Deciphering hydrological drought controls on atrak river discharge predictability: a multiscale dynamic assessment
摘要
Hydrological drought, a persistent challenge in Iran, profoundly impacts water resources, particularly river discharge patterns critical for effective management. This study aims to quantify how hydrological drought shapes the chaotic, multiscale, and predictable dynamics of Atrak River discharge from 1978 to 2018, using an integrated approach of chaos theory, multifractal analysis, and cross-correlation techniques. Daily discharge data and monthly drought indices were used, with monthly data applied for dynamic analysis. Cross-correlation revealed drought intensifies sensitivity to initial conditions and randomness, with delayed effects (lag = 2 months for Lyapunov Exponent [LE]-SDI; lag = -3 for Approximate Entropy [ApEn]-SDI). Sensitivity analysis showed outlier removal shifts CC lags and directions, reduces LE by 74.5% on average, and narrows multifractal spectra (Δα smaller, left-truncation delayed to 41 years), confirming cleaner detection of intrinsic chaos. Autocorrelation-adjusted CC (prewhitening) yielded non-significant p-values (> 0.05) at all lags, indicating apparent delays partly reflect serial dependence.

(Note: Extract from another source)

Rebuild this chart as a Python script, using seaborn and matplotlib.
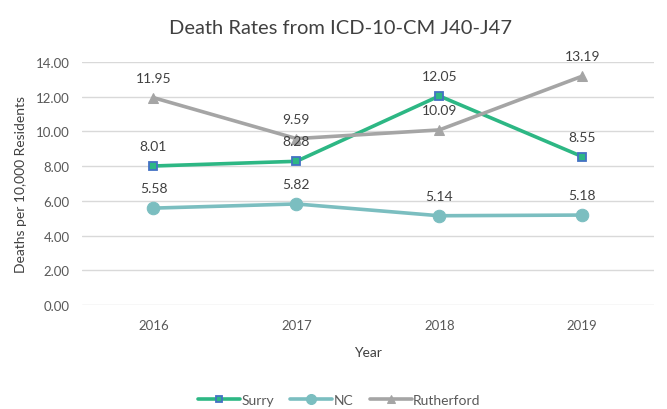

Bootstrap resampling (B = 1000) showed high LE uncertainty in short (31-point) segments, decreasing with longer series, and more chaotic months post-outlier removal. Sample Entropy validated ApEn, confirming moderate-to-low irregularity and seasonal predictability (lowest in June, highest in January). Multifractal spectra revealed a 41-year flood cycle and 25-year drought cycle. These findings improve drought and discharge forecasting models, enabling precise water allocation and reservoir management strategies to mitigate drought impacts in Iran.